Да, вот что такое честь. Понимание и отторжение от себя мерзости до её совершения. Восприятие помышления как свершения. Стыд мерзкого помышления. Вот что у него отняли.

Но она говорит, что можно перестать быть негодяем? Может ли он сразу понимать, что хочет совершить мерзость?

Этьенн ощутил прикосновение к лицу чего-то прохладного и, с трудом разомкнув глаза, увидел Армана, вытирающего пот с его лба. Ему стало чуть легче. Он бросил больной взгляд на Клермона. Рядом с ним был человек, которого выбрала какая-то странная, незнакомая ему часть его души и влекла к нему, бездумно бросившемуся спасать его, временами удивлявшего наивностью, а иногда — и это он теперь понял — поразительной прозорливостью суждений.

Этьенн благодарно сжал запястье Армана.

Господи, но ведь даже его он был готов хладнокровно растлить. Бездумно и бесчувственно. И уже тогда, когда сам понял, что принесло растление ему самому. Он готов был невозмутимо предать того, кто спас ему жизнь — когда этого потребовали его интересы. Да, честь надо убрать… Этьенн гневался на предавшего его дядю — но разве он не предал… точнее, не был готов спокойно предать Клермона? Он несколько озаботился безопасностью его жизни, но разве Франсуа не сделал то же самое? Растлить — значит, убить. Где было его понимание?

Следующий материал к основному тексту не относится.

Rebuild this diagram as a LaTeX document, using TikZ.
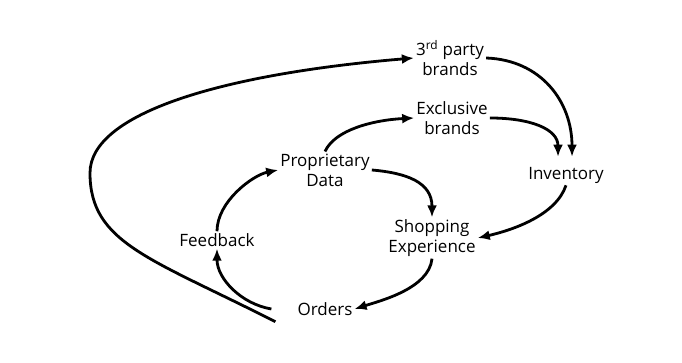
\documentclass[tikz,border=0pt]{standalone}
\usepackage{fontspec}
\setmainfont{Open Sans}
\usetikzlibrary{arrows.meta,positioning}
\tikzset{>={Latex[length=12pt,width=10pt]}}
\tikzset{
  every node/.style={font=\fontsize{17}{20}\selectfont, align=center, inner sep=2pt},
  flow/.style={->, line width=2.8pt}
}

\begin{document}
\begin{tikzpicture}[x=1pt,y=1pt]
  \useasboundingbox (0,0) rectangle (682,363);
  % the stages
  \node (third) at (450,305) {3\textsuperscript{rd} party\\brands};
  \node (exclusive) at (452,245) {Exclusive\\brands};
  \node (propdata) at (325,193) {Proprietary\\Data};
  \node (inventory) at (566,188) {Inventory};
  \node (feedback) at (217,123) {Feedback};
  \node (shopping) at (432,125) {Shopping\\Experience};
  \node (orders) at (325,54) {Orders};
  \coordinate (loopleft) at (90,190);
  % the big loop round everything
  \draw[flow] ([xshift=-20pt,yshift=-4pt]orders.south west)
    .. controls (150,105) and (90,120) .. (loopleft)
    .. controls (90,250) and (223,289) .. (third.west);
  % the inner flows
  \draw[flow] (third.east) .. controls +(55,-2) and +(0,55) .. ([xshift=6pt,yshift=8pt]inventory.north);
  \draw[flow] (exclusive.east) .. controls +(40,0) and +(0,28) .. ([xshift=-8pt,yshift=8pt]inventory.north);
  \draw[flow] (propdata.north) .. controls +(10,22) and +(-40,-2) .. (exclusive.west);
  \draw[flow] (propdata.east) .. controls +(35,-3) and +(0,35) .. (shopping.north);
  \draw[flow] (inventory.south) .. controls +(-10,-30) and +(35,8) .. (shopping.east);
  \draw[flow] (shopping.south) .. controls +(-3,-30) and +(25,8) .. (orders.east);
  \draw[flow] ([xshift=-24pt]orders.west) .. controls +(-30,5) and +(0,-30) .. (feedback.south);
  \draw[flow] (feedback.north) .. controls +(0,30) and +(-25,-5) .. (propdata.west);
\end{tikzpicture}
\end{document}
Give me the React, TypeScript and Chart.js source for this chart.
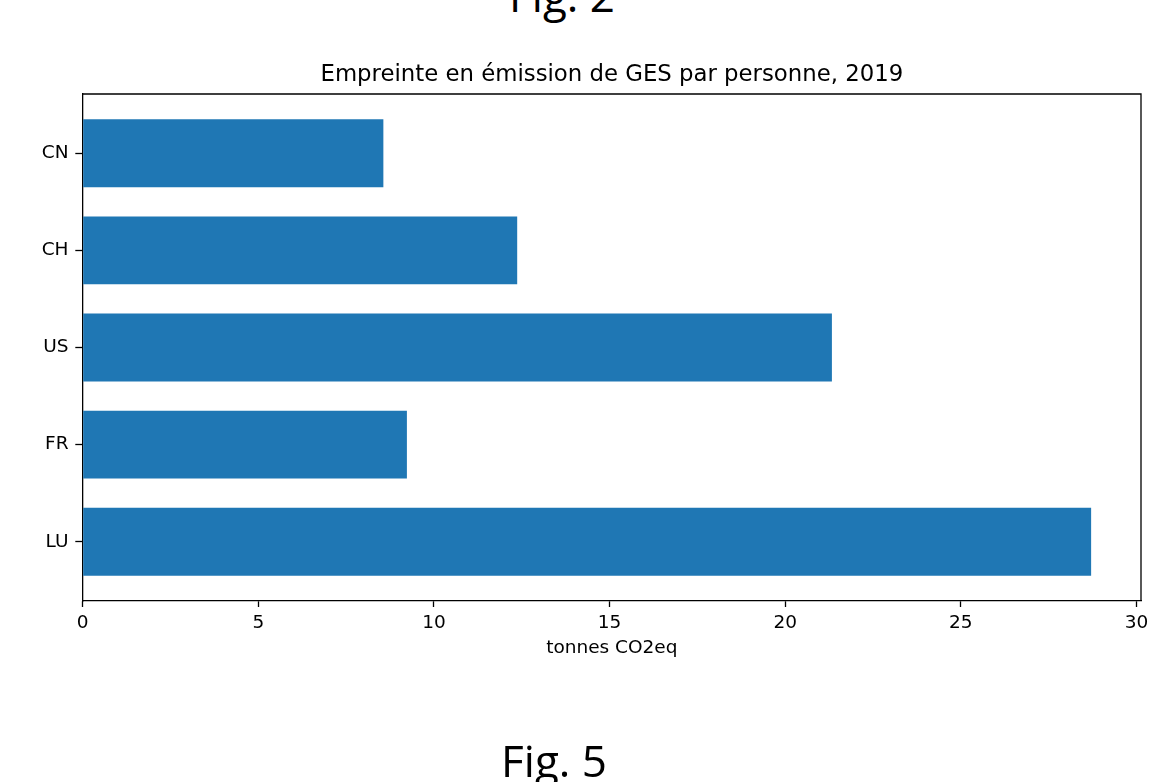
import React, { useEffect, useRef } from "react";
import { Chart, registerables } from "chart.js";

Chart.register(...registerables);

// Countries from bottom (index 0) to top (index 4)
const countries = ["LU", "FR", "US", "CH", "CN"];
// Footprint per person, tonnes CO2eq
const footprint = [28.71, 9.23, 21.33, 12.37, 8.56];
const xTicks = [0, 5, 10, 15, 20, 25, 30];

const TITLE = "Empreinte en émission de GES par personne, 2019";
const X_LABEL = "tonnes CO2eq";
const BAR_COLOR = "#1f77b4";
const TEXT_FONT = "'DejaVu Sans', sans-serif";

// Closes the frame with top/right spines and centres the title over the plot area
const framePlugin = {
  id: "frame",
  afterDraw(chart: any) {
    const { ctx, chartArea } = chart;
    ctx.save();
    ctx.strokeStyle = "#000";
    ctx.lineWidth = 1.3;
    ctx.beginPath();
    ctx.moveTo(chartArea.left, chartArea.top);
    ctx.lineTo(chartArea.right, chartArea.top);
    ctx.lineTo(chartArea.right, chartArea.bottom);
    ctx.stroke();

    ctx.fillStyle = "#000";
    ctx.font = `22.8px ${TEXT_FONT}`;
    ctx.textAlign = "center";
    ctx.textBaseline = "middle";
    ctx.fillText(TITLE, (chartArea.left + chartArea.right) / 2, chartArea.top - 19);
    ctx.restore();
  },
};

export default function App() {
  const canvasRef = useRef<HTMLCanvasElement | null>(null);

  useEffect(() => {
    const canvas = canvasRef.current;
    if (!canvas) return;
    const chart = new Chart(canvas, {
      type: "bar",
      data: {
        datasets: [
          {
            data: footprint.map((v, i) => ({ x: v, y: i })),
            backgroundColor: BAR_COLOR,
            borderWidth: 0,
            categoryPercentage: 1,
            barPercentage: 0.7,
          },
        ],
      },
      plugins: [framePlugin],
      options: {
        indexAxis: "y",
        animation: false,
        responsive: false,
        maintainAspectRatio: false,
        layout: { padding: { left: 0, right: 10, top: 94, bottom: 121 } },
        plugins: {
          legend: { display: false },
          tooltip: { enabled: false },
          title: { display: false },
        },
        scales: {
          x: {
            type: "linear",
            min: 0,
            max: 30.13,
            offset: false,
            afterFit(scale: any) {
              scale.height = 60;
              scale.paddingLeft = 0;
              scale.paddingRight = 0;
            },
            afterBuildTicks(scale: any) {
              scale.ticks = xTicks.map((v) => ({ value: v }));
            },
            ticks: {
              color: "#000",
              font: { family: TEXT_FONT, size: 18.5 },
              padding: 5.5,
              maxRotation: 0,
              includeBounds: false,
            },
            grid: {
              offset: false,
              drawOnChartArea: false,
              drawTicks: true,
              tickLength: 6,
              tickWidth: 1.3,
              tickColor: "#000",
            },
            border: { display: true, color: "#000", width: 1.3 },
            title: {
              display: true,
              text: X_LABEL,
              color: "#000",
              font: { family: TEXT_FONT, size: 18.5, lineHeight: 1.2 },
              padding: { top: 0, bottom: 1.5 },
            },
          },
          y: {
            type: "linear",
            min: -0.61,
            max: 4.61,
            offset: false,
            afterFit(scale: any) {
              scale.width = 82.7;
              scale.paddingTop = 0;
              scale.paddingBottom = 0;
            },
            afterBuildTicks(scale: any) {
              scale.ticks = countries.map((_, i) => ({ value: i }));
            },
            ticks: {
              color: "#000",
              font: { family: TEXT_FONT, size: 18.5 },
              padding: 6.8,
              callback: (v: any) => countries[Math.round(Number(v))] ?? "",
            },
            grid: {
              offset: false,
              drawOnChartArea: false,
              drawTicks: true,
              tickLength: 7.4,
              tickWidth: 1.3,
              tickColor: "#000",
            },
            border: { display: true, color: "#000", width: 1.3 },
          },
        },
      },
    });
    return () => chart.destroy();
  }, []);

  const figStyle: React.CSSProperties = {
    position: "absolute",
    width: "200px",
    textAlign: "center",
    fontFamily: "'Open Sans', sans-serif",
    fontSize: "44px",
    lineHeight: "44px",
    color: "#000",
    whiteSpace: "nowrap",
  };

  return (
    <div
      style={{
        position: "fixed",
        left: 0,
        top: 0,
        width: "1151px",
        height: "782px",
        background: "#fff",
        overflow: "hidden",
      }}
    >
      <div style={{ ...figStyle, left: "462px", top: "-27px" }}>Fig. 2</div>
      <canvas
        ref={canvasRef}
        width={1151}
        height={782}
        style={{ position: "absolute", left: 0, top: 0, width: "1151px", height: "782px" }}
      />
      <div style={{ ...figStyle, left: "454px", top: "738px" }}>Fig. 5</div>
    </div>
  );
}
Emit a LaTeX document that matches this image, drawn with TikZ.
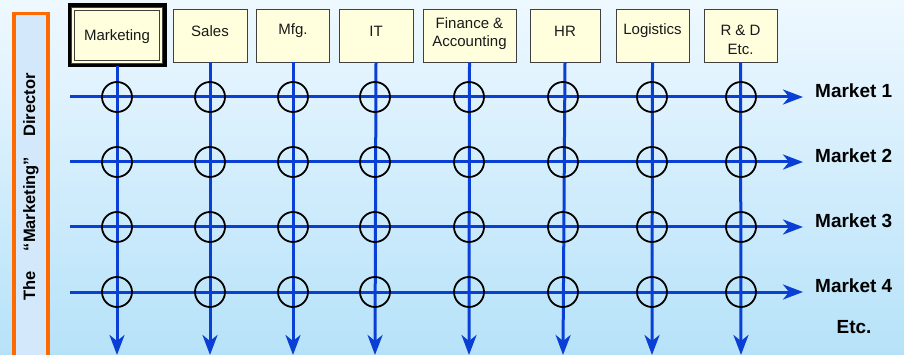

— Простите меня, Арман, — губы почти не слушались Этьенна, — я виноват перед вами, это я просил Сюзанн совратить вас…

Клермон пожал плечами. Это искушение было пустым и кроме паскудного сновидения, ничем не запомнилось.

— Это пустяки, Этьенн. «Если обходиться с каждым по заслугам, кто уйдет от порки?» А вы… вы простили дядю?

Граф вяло и утомлённо махнул рукой. Простил ли он? Да. Он так хотел сохранить о нём теплые воспоминания, что подлинно не хотел вспоминать то зло, что ему причинили. Теперь он осознал это зло, но Господь с ним… Этьенн не хотел держать зла на Франсуа. Ему, видимо, тоже пришлось пожать свой скорбный урожай понимания, и если ему сейчас столь больно, то каково было Франсуа? Сколько муки в его письме… Да. Он прощает.

Но что произошло с Сюзанн? Почему? Перед глазами Этьенна снова поплыло вязкое марево. Сюзанн. Сестра. Не было случая, чтобы она отказалась выслушать и понять, и он понимал, что она… она любила его. Мой Бог, ещё вчера у него были два человека, которых он любил, любил — «ничего не ища своего»… Это была та любовь, о которой говорила Элоди… подлинная… Сюзанн, малышка, где ты? У него не было сил, Этьенн чувствовал, что должен что-то сделать, но совсем обессилел, он сейчас справится с собой, просто чуть отдохнет и встанет… Сюзанн…

Теперь к Элоди пришло окончательное понимание непонятной ей склонности Клермона к этому человеку. Она не воспринимала и не могла воспринять его любовь, — просто убедила себя в том, что в такой душе не может быть ничего подлинного, но сейчас была изумлена — и рассказом Клермона о письме дяди Этьенна, и скорбью несчастного о гибели сестры, совсем сломившей его. Он… способен любить и чувствовать. Это открытие повлекло за собой ряд сумрачных мыслей, самой светлой из которых была мысль о правоте Армана. Прав был и отец Легран… «Причина ваших бед в недостатке любви, ибо такова причина всех бед мира. Надо любить всякого человека, видя в нём образ Божий, несмотря на его пороки. Нельзя холодностью отстранять от себя людей… Исцелить человека можно только любовью. Если бы каждый человек любил всех людей, то всякий обладал бы Вселенной…»

Этьенн показался ей теперь несчастным и больным существом, нуждающемся в любви, заботе, опеке.